Data sovereignty is thus the latest example of Indigenous resistance—against colonizers, against the nation-state, and now against big tech companies. “The nomenclature might be new, the context might be new, but it builds on a very old history,” Kukutai says.
In 2016, Jones embarked on a new project: to interview native te reo speakers in their 90s before their language and knowledge was lost to future generations. He wanted to create a tool that would display a transcription alongside each interview. Te reo learners would then be able to hover on words and expressions to see their definitions.
But few people had enough mastery of the language to manually transcribe the audio. Inspired by voice assistants like Siri, Mahelona began looking into natural-language processing. “Teaching the computer to speak Māori became absolutely necessary,” Jones says.

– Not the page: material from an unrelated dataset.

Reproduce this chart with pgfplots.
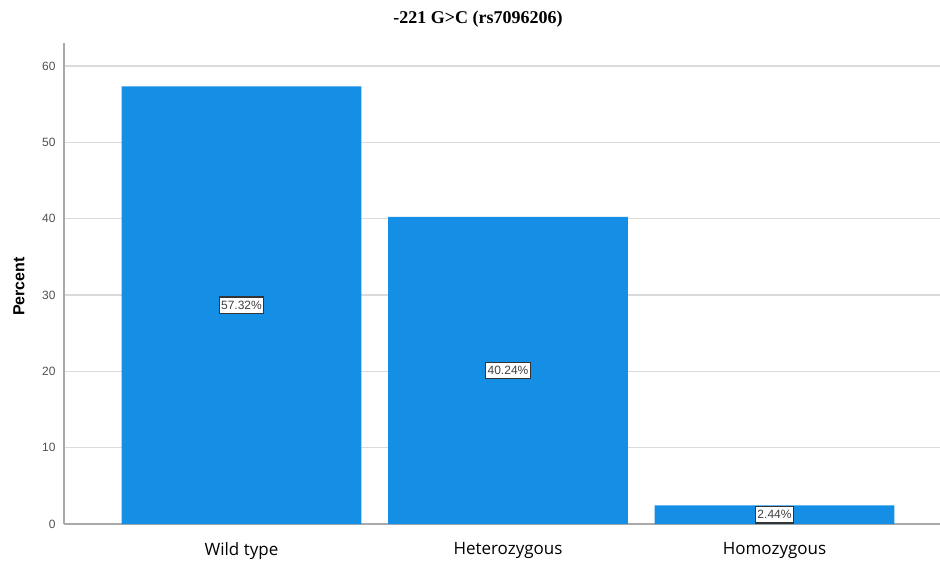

But Te Hiku faced a chicken-and-egg problem. To build a te reo speech recognition model, it needed an abundance of transcribed audio. To transcribe the audio, it needed the advanced speakers whose small numbers it was trying to compensate for in the first place. There were, however, plenty of beginning and intermediate speakers who could read te reo words aloud better than they could recognize them in a recording.
So Jones and Mahelona, along with Te Hiku COO Suzanne Duncan, devised a clever solution: rather than transcribe existing audio, they would ask people to record themselves reading a series of sentences designed to capture the full range of sounds in the language. To an algorithm, the resulting data set would serve the same function. From those thousands of pairs of spoken and written sentences, it would learn to recognize te reo syllables in audio.
The team announced a competition. Jones, Mahelona, and Duncan contacted every Māori community group they could find, including traditional kapa haka dance troupes and waka ama canoe-racing teams, and revealed that whichever one submitted the most recordings would win a $5,000 grand prize.
The entire community mobilized. Competition got heated. One Māori community member, Te Mihinga Komene, an educator and advocate of using digital technologies to revitalize te reo, recorded 4,000 phrases alone.
Money wasn’t the only motivator. People bought into Te Hiku’s vision and trusted it to safeguard their data. “Te Hiku Media said, ‘What you give us, we’re here as kaitiaki [guardians]. We look after it, but you still own your audio,’” says Te Mihinga. “That’s important. Those values define who we are as Māori.”
Within 10 days, Te Hiku amassed 310 hours of speech-text pairs from some 200,000 recordings made by roughly 2,500 people, an unheard-of level of engagement among researchers in the AI community. “No one could’ve done it except for a Māori organization,” says Caleb Moses, a Māori data scientist who joined the project after learning about it on social media.